Electronics and Electrical Engineering
University of Southampton
Hampshire SO17 1BJ
Room 3215 Building 59
Phone: +44 2380 593374
Fax: +44 2380 592901
Andrew Brown currently holds an established chair in Electronics at the University of Southampton. He received a BSc in Physical Electronics from Southampton in 1976 and a PhD in Microelectronics in 1981. He held brief posts as research fellow and computer manager in the Electronics Department at Southampton before being appointed a lecturer at the end of 1980. He was promoted to Senior Lecturer in 1989, Reader in Electronics in 1992 and to one of the established chairs in 1999. During his time as an academic, he has spent numerous secondments and sabbaticals working in industry. In 1983 he was appointed a Visiting Scientist in the Machine Technology group at IBM Hursley, UK, working on electronic place and route systems for uncommitted logic arrays. In 1985, along with three other academics, he founded Horus System Ltd, an EDA startup (backed by Cirrus Computers) to exploit simulation technology developed at the University. In 1988, he worked at Siemens NeuPerlach (Munich, Germany) on a micro-router for their in-house VENUS EDA suite. In 1995 he was awarded a Senior Academic in Industry secondment to work at a small communications company, MAC, developing a placement tool used in decision support for the placement of mobile phone base stations. In 2001, he co-founded LME Design Automation, a venture capital-backed spinout to exploit an EDA synthesis suite that was been the prime focus of his University research at that time. One consequence of this startup was that he was awarded a Royal Society Industrial Fellowship to continue his work there until 2003. In 2004, he was appointed a Visiting Professor at the University of Trondheim, Norway, and spent time there integrating the simulation and synthesis work of the previous two startup companies. In 2008 he was appointed a Visiting Professor at the Computing Laboratory, University of Cambridge, UK. He was head of the Design Automation Research Group at Southampton from 1993 to 2007, when he became involved in the Manchester SpiNNaker system, and was able to obtain EPSRC support to allow him to work full time on the project, relinquishing all teaching, supervision and management responsibilities.

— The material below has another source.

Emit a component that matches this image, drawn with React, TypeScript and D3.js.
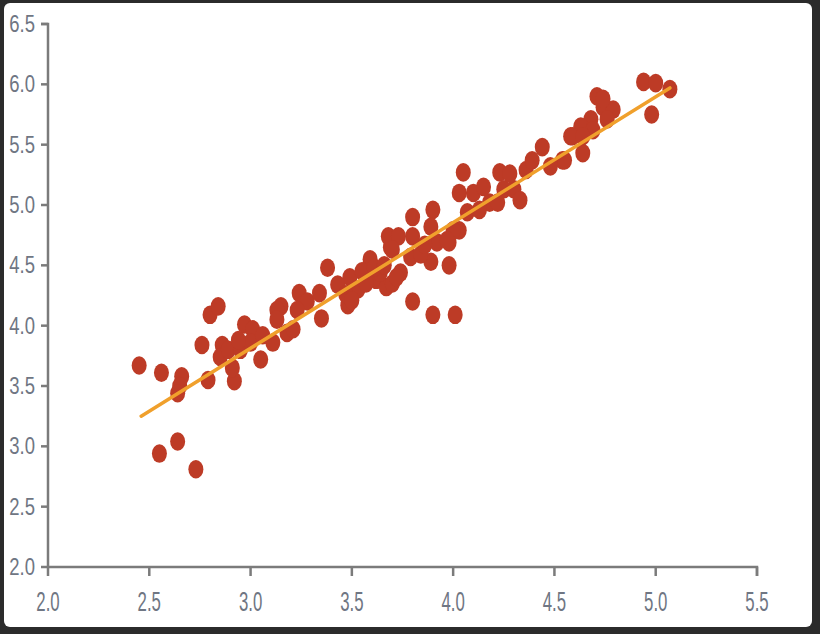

Andrew Brown is Fellow of the IET and BCS, a Senior Member of the IEEE, a Chartered Engineer and a registered European Engineer.

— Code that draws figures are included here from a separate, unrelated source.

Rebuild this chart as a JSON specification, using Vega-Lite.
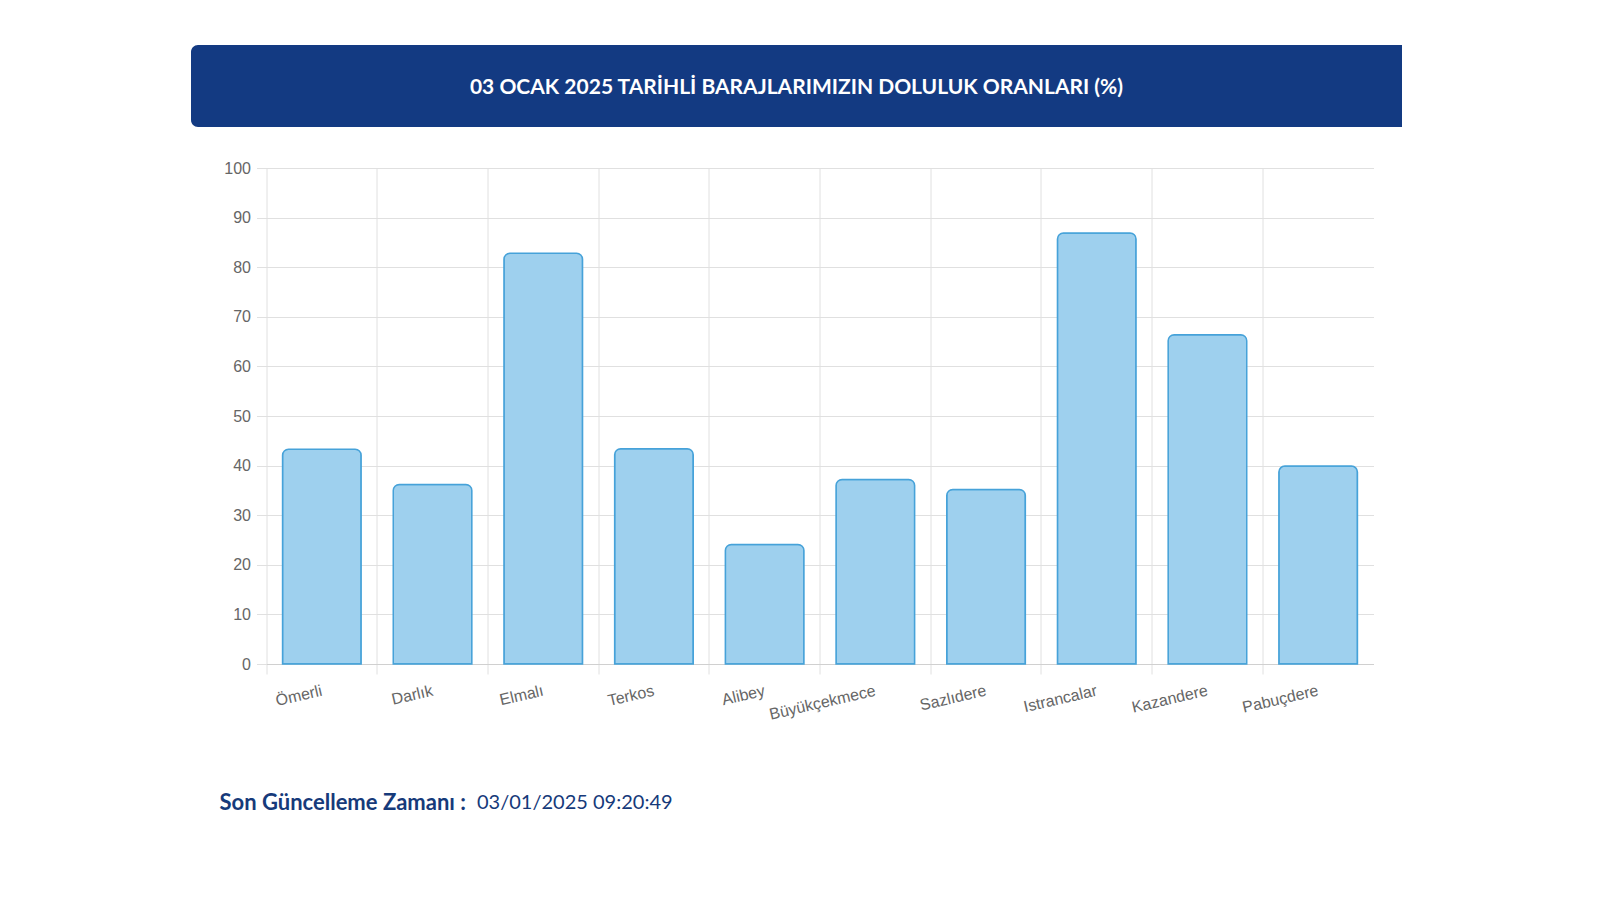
{
  "$schema": "https://vega.github.io/schema/vega-lite/v6.json",
  "usermeta": {"embedOptions": {"actions": false}},
  "background": "white",
  "padding": {"left": 191, "top": 45, "right": 150, "bottom": 10},
  "autosize": {"type": "pad"},
  "spacing": 33,
  "center": true,
  "config": {"view": {"stroke": null}},
  "vconcat": [
    {
      "width": 1258,
      "height": 82,
      "view": {
        "fill": {"gradient": "linear", "x1": 0, "x2": 1, "y1": 0, "y2": 0, "stops": [
          {"offset": 0, "color": "#133a82"},
          {"offset": 0.9626, "color": "#133a82"},
          {"offset": 0.9627, "color": "#ffffff"},
          {"offset": 1, "color": "#ffffff"}
        ]},
        "stroke": null, "cornerRadius": 7
      },
      "data": {"values": [{"baslik": "03 OCAK 2025 TARİHLİ BARAJLARIMIZIN DOLULUK ORANLARI (%)"}]},
      "mark": {"type": "text", "font": "Lato", "fontSize": 21, "fontWeight": "bold", "color": "white", "align": "center", "baseline": "middle", "dx": -23.5, "dy": 2},
      "encoding": {"text": {"field": "baslik", "type": "nominal"}}
    },
    {
      "width": 1107,
      "height": 496,
      "data": {"values": [
        {"baraj": "Ömerli", "doluluk": 43.3},
        {"baraj": "Darlık", "doluluk": 36.2},
        {"baraj": "Elmalı", "doluluk": 82.8},
        {"baraj": "Terkos", "doluluk": 43.4},
        {"baraj": "Alibey", "doluluk": 24.1},
        {"baraj": "Büyükçekmece", "doluluk": 37.2},
        {"baraj": "Sazlıdere", "doluluk": 35.2},
        {"baraj": "Istrancalar", "doluluk": 86.9},
        {"baraj": "Kazandere", "doluluk": 66.4},
        {"baraj": "Pabuçdere", "doluluk": 39.9}
      ]},
      "mark": {"type": "bar", "width": {"band": 0.71}, "fill": "#9ed0ee", "stroke": "#46a2d9", "strokeWidth": 1.5, "cornerRadiusTopLeft": 6, "cornerRadiusTopRight": 6},
      "encoding": {
        "x": {
          "field": "baraj", "type": "nominal", "sort": null,
          "scale": {"paddingInner": 0, "paddingOuter": 0},
          "axis": {
            "bandPosition": 0,
            "grid": true, "gridColor": "#e0e0e0", "gridWidth": 1,
            "ticks": true, "tickSize": 10, "tickColor": "#e0e0e0",
            "domain": true, "domainColor": "#d0d0d0",
            "labelAngle": -13, "labelAlign": "right", "labelBaseline": "middle",
            "labelPadding": 16, "labelFont": "Liberation Sans", "labelFontSize": 16, "labelColor": "#666666",
            "labelOverlap": false, "labelFlush": false, "labelBound": false,
            "title": "Son Güncelleme Zamanı :",
            "titleX": -47.5, "titleY": 138, "titleAlign": "left", "titleAnchor": "start", "titleBaseline": "middle",
            "titleFont": "Lato", "titleFontSize": 22, "titleFontWeight": "bold", "titleColor": "#163a7a"
          }
        },
        "y": {
          "field": "doluluk", "type": "quantitative",
          "scale": {"domain": [0, 100], "nice": false},
          "axis": {
            "values": [0, 10, 20, 30, 40, 50, 60, 70, 80, 90, 100],
            "grid": true, "gridColor": "#e0e0e0", "gridWidth": 1,
            "domain": false,
            "ticks": true, "tickSize": 10, "tickColor": "#e0e0e0",
            "labelPadding": 6, "labelFont": "Liberation Sans", "labelFontSize": 16, "labelColor": "#666666",
            "title": "03/01/2025 09:20:49",
            "titleAngle": 0, "titleX": 210, "titleY": 634, "titleAlign": "left", "titleAnchor": "start", "titleBaseline": "middle",
            "titleFont": "Lato", "titleFontSize": 20, "titleFontWeight": "normal", "titleColor": "#163a7a"
          }
        }
      }
    }
  ]
}
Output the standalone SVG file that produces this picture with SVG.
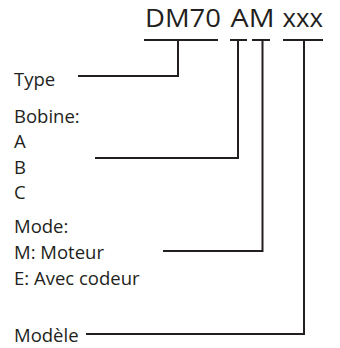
<svg xmlns="http://www.w3.org/2000/svg" width="340" height="348" viewBox="0 0 340 348">
<style>
text{font-family:"Open Sans","Noto Sans",sans-serif;fill:#231f20}
.t{font-size:18.5px}
.h{font-size:25.5px}
.c{fill:none;stroke:#231f20;stroke-width:2}
</style>
<rect width="340" height="348" fill="#fff"/>
<g id="title">
<text class="h" y="27"><tspan x="145" textLength="76" lengthAdjust="spacingAndGlyphs">DM70</tspan> <tspan x="230.5" textLength="44" lengthAdjust="spacingAndGlyphs">AM</tspan> <tspan x="282.5" textLength="40.5" lengthAdjust="spacingAndGlyphs">xxx</tspan></text>
</g>
<g id="type"><text class="t" x="14" y="86">Type</text></g>
<g id="bobine">
<text class="t" x="14" y="123">Bobine:</text>
<text class="t" x="14" y="148">A</text>
<text class="t" x="14" y="173.5">B</text>
<text class="t" x="14" y="198.5">C</text>
</g>
<g id="mode">
<text class="t" x="14" y="233">Mode:</text>
<text class="t" x="14" y="259">M: Moteur</text>
<text class="t" x="14" y="285">E: Avec codeur</text>
</g>
<g id="modele"><text class="t" x="14" y="342">Modèle</text></g>
<g id="connectors" class="c">
<path d="M144 40H218M230 40H247M252 40H270M283 40H323"/>
<path d="M178 40V76H78"/>
<path d="M238 40V158H95"/>
<path d="M262.5 40V251H163"/>
<path d="M304 40V334H86"/>
</g>
</svg>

Horus Systems was set up in 1985 - backed by Cirrus Computers - to exploit the research carried out by the then Computer Group on simulation. LME Design Automation was set up in 2000 - backed by venture capital - to exploit the research carried out by the then EDA Group on synthesis. ECSpartners was set up in 2005 by the University to provide commercial consultancy services utilising the broad range of skills and capabilities available within the School of Electronics. ECS partners has worked with a broad range of organisations, from the smallest enterprise to many of the FTSE 100 and global companies. Professor Brown was one of the founding directors.
This community-building initiative began with a workshop hosted by the IEE at Savoy Place, London, in 2004. A series of further workshops and meetings led to a Network Grant proposal funded by EPSRC, which culminated in a set of Grand Challenge proposals. These were subsequently signposted by EPSRC.
The work of the Common Vision has been extended by the eFutures network grant - again supported by EPSRC - to encompass the devices community as well as microelectronics design and fabrication. Six participating Universities - Manchester, Southampton, Queens Belfast, Liverpool, Newcastle and Glasgow along with representatives from industry and EPSRC run the initiative (www.efutures.ac.uk).
The UK Design Forum is an informal annual meeting, usually hosted at the University of Manchester, with a mandate that encompasses all aspects of electronics design. This has been chaired since 2005 by Professor Brown.
A partial list of publications may be found at www.ecs.soton.ac.uk/people/adb/publications
The trajectory of my research interests and activities has come full circle in the last thirty years. My PhD research focussed on electrochemical transducers, borne from an interest in gaining understanding of the nervous system by following the propagation of nerve impulses through neural tissue. The research was carried out under the aegis of the Microelectronics Group at Southampton, and required the design and fabrication of novel types of semiconductor device. This necessarily involved the production of integrated circuit masks, the technology of which was then (1976) in its infancy. Southampton was at that time one of the few Universities that possessed computers available at the research group level, so as an adjunct to the main research, I became involved in the design and development of what would now be called an Electronic Design Automation System. Naive by todays standards, this enabled us to replace the manual creation of masks (by cutting plastic sheets and photographically reducing them) with an automated system that allowed textual description of the mask geometry and automated mask production by writing directly into the photographic mask plates with a modified oscilloscope. This led to interest in the general problems of all aspects of electronic design automation: Work in mask verification and network extraction followed naturally from mask production (one being the inverse problem to the other), which led to place and route (the automatic translation of circuit structure to mask geometry), which in turn led to system synthesis (the automatic translation of system behaviour to system structure).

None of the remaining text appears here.